/---
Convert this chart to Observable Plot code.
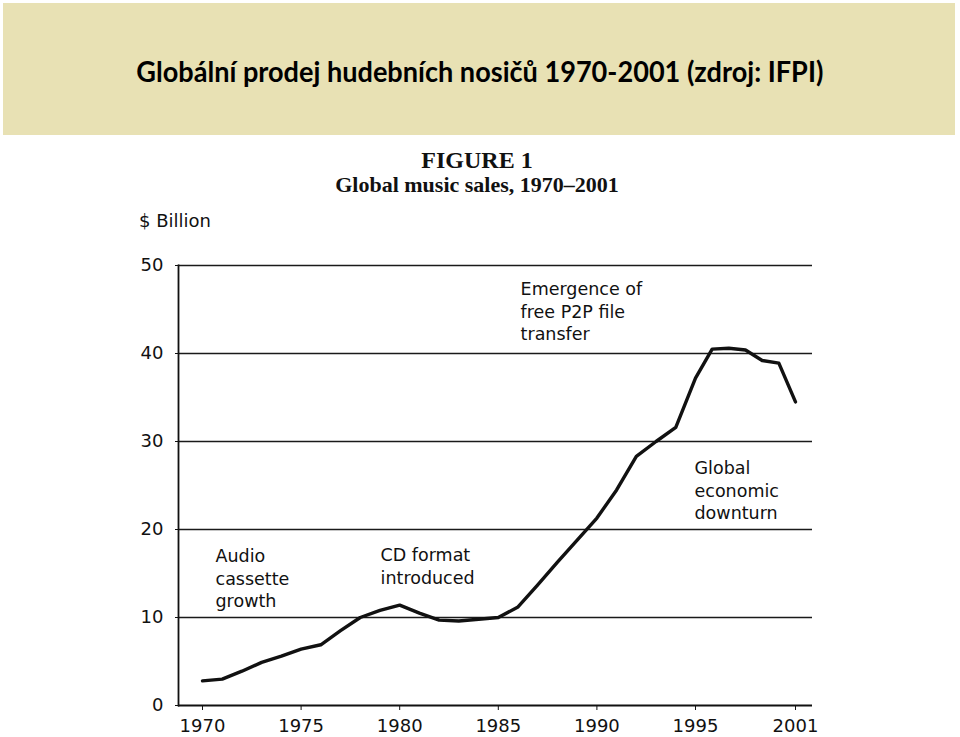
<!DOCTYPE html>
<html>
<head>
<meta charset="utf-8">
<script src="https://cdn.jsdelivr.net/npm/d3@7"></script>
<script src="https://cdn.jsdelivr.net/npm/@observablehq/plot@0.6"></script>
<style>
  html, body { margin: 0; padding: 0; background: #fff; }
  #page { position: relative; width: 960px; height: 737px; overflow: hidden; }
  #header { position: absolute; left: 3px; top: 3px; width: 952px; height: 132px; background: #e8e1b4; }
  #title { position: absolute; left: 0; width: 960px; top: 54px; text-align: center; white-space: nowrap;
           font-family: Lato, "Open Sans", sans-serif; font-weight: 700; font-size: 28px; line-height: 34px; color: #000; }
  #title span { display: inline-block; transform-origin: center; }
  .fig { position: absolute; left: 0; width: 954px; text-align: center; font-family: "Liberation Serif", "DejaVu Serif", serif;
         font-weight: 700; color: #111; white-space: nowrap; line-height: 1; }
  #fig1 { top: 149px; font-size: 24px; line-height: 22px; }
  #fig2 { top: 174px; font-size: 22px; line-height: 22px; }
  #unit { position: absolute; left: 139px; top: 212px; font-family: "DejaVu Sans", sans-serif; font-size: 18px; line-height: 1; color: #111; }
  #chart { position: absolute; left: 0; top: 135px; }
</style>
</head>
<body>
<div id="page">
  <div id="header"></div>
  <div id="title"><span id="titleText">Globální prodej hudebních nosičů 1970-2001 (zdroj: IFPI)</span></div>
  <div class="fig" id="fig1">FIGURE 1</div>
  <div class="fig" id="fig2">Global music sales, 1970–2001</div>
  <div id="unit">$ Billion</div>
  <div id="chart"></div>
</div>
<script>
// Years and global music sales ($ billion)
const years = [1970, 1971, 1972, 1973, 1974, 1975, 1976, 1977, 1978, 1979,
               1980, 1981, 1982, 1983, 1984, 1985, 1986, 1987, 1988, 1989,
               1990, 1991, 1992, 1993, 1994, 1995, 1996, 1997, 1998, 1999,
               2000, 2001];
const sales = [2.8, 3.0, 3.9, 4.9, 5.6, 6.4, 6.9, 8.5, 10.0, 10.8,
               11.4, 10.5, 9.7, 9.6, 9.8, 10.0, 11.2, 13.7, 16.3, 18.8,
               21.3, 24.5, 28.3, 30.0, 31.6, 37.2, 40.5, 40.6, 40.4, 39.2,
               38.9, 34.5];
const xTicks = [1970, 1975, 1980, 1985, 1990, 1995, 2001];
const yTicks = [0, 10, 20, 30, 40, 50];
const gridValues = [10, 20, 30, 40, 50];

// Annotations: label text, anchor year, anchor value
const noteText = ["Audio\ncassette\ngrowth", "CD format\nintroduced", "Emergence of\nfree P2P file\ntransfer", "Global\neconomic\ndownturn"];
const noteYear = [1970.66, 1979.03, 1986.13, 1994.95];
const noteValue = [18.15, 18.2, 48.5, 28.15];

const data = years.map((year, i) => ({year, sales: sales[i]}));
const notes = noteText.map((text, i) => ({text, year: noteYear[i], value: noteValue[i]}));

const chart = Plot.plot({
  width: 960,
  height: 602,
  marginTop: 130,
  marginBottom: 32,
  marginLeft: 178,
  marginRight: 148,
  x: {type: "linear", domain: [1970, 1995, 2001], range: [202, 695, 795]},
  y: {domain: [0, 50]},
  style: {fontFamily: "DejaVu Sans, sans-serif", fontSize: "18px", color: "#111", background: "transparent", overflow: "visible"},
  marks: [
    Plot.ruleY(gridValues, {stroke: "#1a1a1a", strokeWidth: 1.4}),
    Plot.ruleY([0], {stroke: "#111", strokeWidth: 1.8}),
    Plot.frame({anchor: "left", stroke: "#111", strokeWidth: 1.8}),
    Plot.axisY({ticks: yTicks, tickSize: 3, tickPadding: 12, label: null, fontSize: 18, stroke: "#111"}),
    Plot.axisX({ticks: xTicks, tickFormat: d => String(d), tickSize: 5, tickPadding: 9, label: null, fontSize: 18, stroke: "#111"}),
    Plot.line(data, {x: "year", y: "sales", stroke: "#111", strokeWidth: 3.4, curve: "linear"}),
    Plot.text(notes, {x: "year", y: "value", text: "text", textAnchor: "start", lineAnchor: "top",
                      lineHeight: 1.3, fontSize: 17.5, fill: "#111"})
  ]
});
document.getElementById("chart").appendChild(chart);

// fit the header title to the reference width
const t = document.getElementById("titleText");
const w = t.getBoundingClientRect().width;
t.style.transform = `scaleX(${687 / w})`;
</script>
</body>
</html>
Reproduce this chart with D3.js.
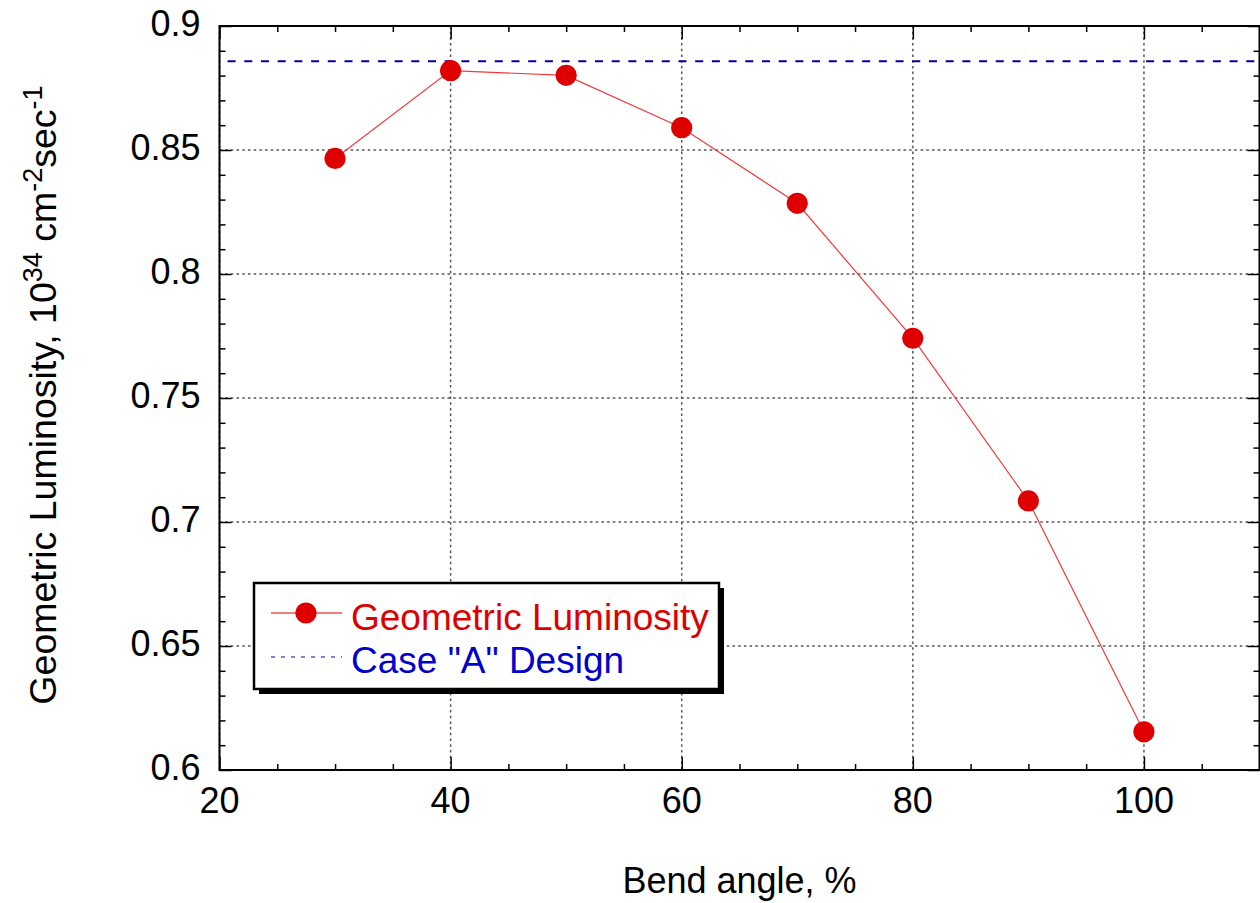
\---
Challenge:
Repeat the lines above exactly, and keep every picture out.

Response to the task:
Convert this chart to Observable Plot code.
<!DOCTYPE html>
<html>
<head>
<meta charset="utf-8">
<script src="https://cdn.jsdelivr.net/npm/d3@7"></script>
<script src="https://cdn.jsdelivr.net/npm/@observablehq/plot@0.6"></script>
<style>
  html, body { margin: 0; padding: 0; background: #fff; }
  #page { position: relative; width: 960px; height: 737px; overflow: hidden; }
  #header { position: absolute; left: 3px; top: 3px; width: 952px; height: 132px; background: #e8e1b4; }
  #title { position: absolute; left: 0; width: 960px; top: 54px; text-align: center; white-space: nowrap;
           font-family: Lato, "Open Sans", sans-serif; font-weight: 700; font-size: 28px; line-height: 34px; color: #000; }
  #title span { display: inline-block; transform-origin: center; }
  .fig { position: absolute; left: 0; width: 954px; text-align: center; font-family: "Liberation Serif", "DejaVu Serif", serif;
         font-weight: 700; color: #111; white-space: nowrap; line-height: 1; }
  #fig1 { top: 149px; font-size: 24px; line-height: 22px; }
  #fig2 { top: 174px; font-size: 22px; line-height: 22px; }
  #unit { position: absolute; left: 139px; top: 212px; font-family: "DejaVu Sans", sans-serif; font-size: 18px; line-height: 1; color: #111; }
  #chart { position: absolute; left: 0; top: 135px; }
</style>
</head>
<body>
<div id="page">
  <div id="header"></div>
  <div id="title"><span id="titleText">Globální prodej hudebních nosičů 1970-2001 (zdroj: IFPI)</span></div>
  <div class="fig" id="fig1">FIGURE 1</div>
  <div class="fig" id="fig2">Global music sales, 1970–2001</div>
  <div id="unit">$ Billion</div>
  <div id="chart"></div>
</div>
<script>
// Years and global music sales ($ billion)
const years = [1970, 1971, 1972, 1973, 1974, 1975, 1976, 1977, 1978, 1979,
               1980, 1981, 1982, 1983, 1984, 1985, 1986, 1987, 1988, 1989,
               1990, 1991, 1992, 1993, 1994, 1995, 1996, 1997, 1998, 1999,
               2000, 2001];
const sales = [2.8, 3.0, 3.9, 4.9, 5.6, 6.4, 6.9, 8.5, 10.0, 10.8,
               11.4, 10.5, 9.7, 9.6, 9.8, 10.0, 11.2, 13.7, 16.3, 18.8,
               21.3, 24.5, 28.3, 30.0, 31.6, 37.2, 40.5, 40.6, 40.4, 39.2,
               38.9, 34.5];
const xTicks = [1970, 1975, 1980, 1985, 1990, 1995, 2001];
const yTicks = [0, 10, 20, 30, 40, 50];
const gridValues = [10, 20, 30, 40, 50];

// Annotations: label text, anchor year, anchor value
const noteText = ["Audio\ncassette\ngrowth", "CD format\nintroduced", "Emergence of\nfree P2P file\ntransfer", "Global\neconomic\ndownturn"];
const noteYear = [1970.66, 1979.03, 1986.13, 1994.95];
const noteValue = [18.15, 18.2, 48.5, 28.15];

const data = years.map((year, i) => ({year, sales: sales[i]}));
const notes = noteText.map((text, i) => ({text, year: noteYear[i], value: noteValue[i]}));

const chart = Plot.plot({
  width: 960,
  height: 602,
  marginTop: 130,
  marginBottom: 32,
  marginLeft: 178,
  marginRight: 148,
  x: {type: "linear", domain: [1970, 1995, 2001], range: [202, 695, 795]},
  y: {domain: [0, 50]},
  style: {fontFamily: "DejaVu Sans, sans-serif", fontSize: "18px", color: "#111", background: "transparent", overflow: "visible"},
  marks: [
    Plot.ruleY(gridValues, {stroke: "#1a1a1a", strokeWidth: 1.4}),
    Plot.ruleY([0], {stroke: "#111", strokeWidth: 1.8}),
    Plot.frame({anchor: "left", stroke: "#111", strokeWidth: 1.8}),
    Plot.axisY({ticks: yTicks, tickSize: 3, tickPadding: 12, label: null, fontSize: 18, stroke: "#111"}),
    Plot.axisX({ticks: xTicks, tickFormat: d => String(d), tickSize: 5, tickPadding: 9, label: null, fontSize: 18, stroke: "#111"}),
    Plot.line(data, {x: "year", y: "sales", stroke: "#111", strokeWidth: 3.4, curve: "linear"}),
    Plot.text(notes, {x: "year", y: "value", text: "text", textAnchor: "start", lineAnchor: "top",
                      lineHeight: 1.3, fontSize: 17.5, fill: "#111"})
  ]
});
document.getElementById("chart").appendChild(chart);

// fit the header title to the reference width
const t = document.getElementById("titleText");
const w = t.getBoundingClientRect().width;
t.style.transform = `scaleX(${687 / w})`;
</script>
</body>
</html>
Reproduce this chart with D3.js.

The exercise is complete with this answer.